Jerome asserts that the pursuit that is the subject of the OAC Report is already "out in the public" because it is mentioned in the complaint filed in this action as well as filings made in a related action, Jacqueline Hampshire, et al. v. Phila. Housing Auth., et al., No. 17-4423 (E.D. Pa.). He thus reasons that the OAC Report should be produced without any confidentiality restrictions. However, the OAC Report contains details regarding the pursuit and the investigation of it, including the identity of individuals who came forward to provide information, that have not been publicly disclosed. Accordingly, Jerome's position misses the mark.
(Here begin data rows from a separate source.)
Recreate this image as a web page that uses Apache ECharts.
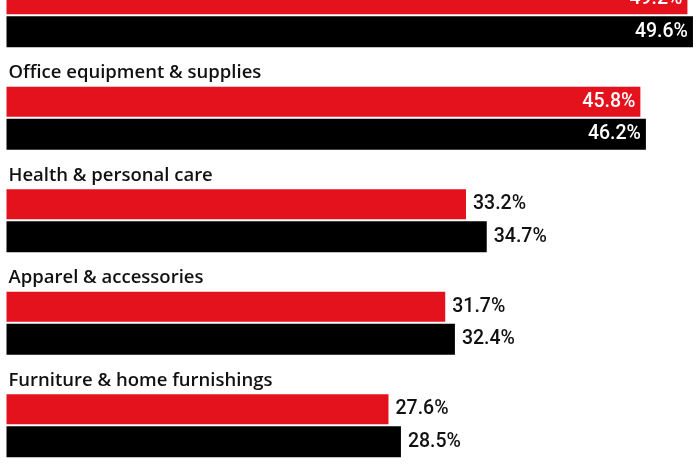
<!DOCTYPE html>
<html>
<head>
<meta charset="utf-8">
<script src="https://cdn.jsdelivr.net/npm/echarts@6/dist/echarts.min.js"></script>
<style>html,body{margin:0;padding:0;background:#fff}#c{width:700px;height:470px}</style>
</head>
<body>
<div id="c"></div>
<script>
var categories = ["Computer & consumer electronics", "Office equipment & supplies", "Health & personal care", "Apparel & accessories", "Furniture & home furnishings"];
var redValues = [49.2, 45.8, 33.2, 31.7, 27.6];
var blackValues = [49.6, 46.2, 34.7, 32.4, 28.5];

function items(vals) {
  return vals.map(function (v) {
    var inside = v > 40;
    return {
      value: v,
      label: inside
        ? { position: 'insideRight', color: '#ffffff', distance: 5 }
        : { position: 'right', color: '#111111', distance: 7 }
    };
  });
}

var chart = echarts.init(document.getElementById('c'), null, { renderer: 'canvas' });
chart.setOption({
  animation: false,
  backgroundColor: '#ffffff',
  grid: { left: 6.5, top: -35.5, width: 692, height: 512.5, containLabel: false, outerBoundsMode: 'none' },
  xAxis: { type: 'value', min: 0, max: 50, show: false },
  yAxis: {
    type: 'category', data: categories, inverse: true,
    axisLine: { show: false }, axisTick: { show: false }, splitLine: { show: false },
    axisLabel: {
      inside: true, margin: 2, align: 'left', verticalAlign: 'bottom',
      padding: [0, 0, 35, 0],
      fontFamily: 'Open Sans', fontWeight: 600, fontSize: 18.5, color: '#111111', lineHeight: 21
    }
  },
  series: [
    {
      type: 'bar', data: items(redValues), barWidth: 30, barGap: '6.7%',
      itemStyle: { color: '#e3121c' },
      label: { show: true, formatter: '{c}%', fontFamily: 'Roboto', fontSize: 19.5, fontWeight: 500 }
    },
    {
      type: 'bar', data: items(blackValues), barWidth: 31,
      itemStyle: { color: '#000000' },
      label: { show: true, formatter: '{c}%', fontFamily: 'Roboto', fontSize: 19.5, fontWeight: 500 }
    }
  ]
});
</script>
</body>
</html>
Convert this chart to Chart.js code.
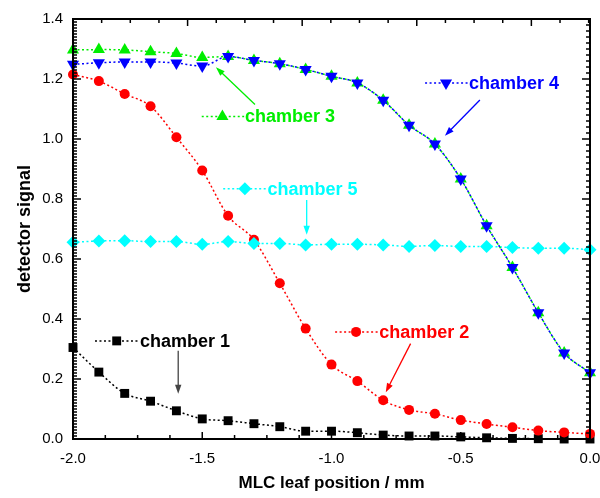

In a supplemental opposition to the motion, Jerome also cites the recent decision of our Court of Appeals in In re: Avandia Marketing, Sales Practices and Products Liability Litigation. No. 18-2259, 2019 WL 2119630 (3d Cir. May 15, 2019). That case did not deal with an order preserving the confidentiality of discovery materials. Instead, it dealt with the more rigorous common law right of access that applies when discovery materials are filed as court documents. Id. at *3-4, *6. At this stage of the proceedings, we are concerned only with the less rigorous analysis under Rule 26 and Pansy applicable to discovery materials. As stated above, the proposed confidentiality order provides that it may be modified by further order of court. We thus need not reach at this time whether the investigative report would be subject to public disclosure under the common law right of access applicable to court documents.

We next turn to the countermotion of Jerome to compel discovery. In support, Jerome states that on April 10, 2019 he served written discovery requests on defendants and did not receive a response within thirty days. However, defendants have pointed out that service of these discovery requests was made before the parties met and conferred as required under Rule 26(f) of the Federal Rules of Civil Procedure and prior to the status conference under Rule 16. Thus, the requests were premature. Defense counsel reports that a meet and confer occurred on April 18, 2019 and thereafter defendants agreed to respond to Jerome's requests within thirty days of that date, on or before May 20, 2019. In the absence of information to the contrary, we presume that defendants have followed through on that promise and thus have now provided timely responses to the discovery requests.

May 18, 2019 fell on a Saturday, which means that the responses would be due on May 20, 2019, the next day that is not a Saturday, Sunday, or legal holiday. See Fed. R. Civ. P. 6(a)(1)(C). --------

Accordingly, the motion of defendants for a confidentiality order will be granted. The countermotion of Jerome to compel will be denied without prejudice.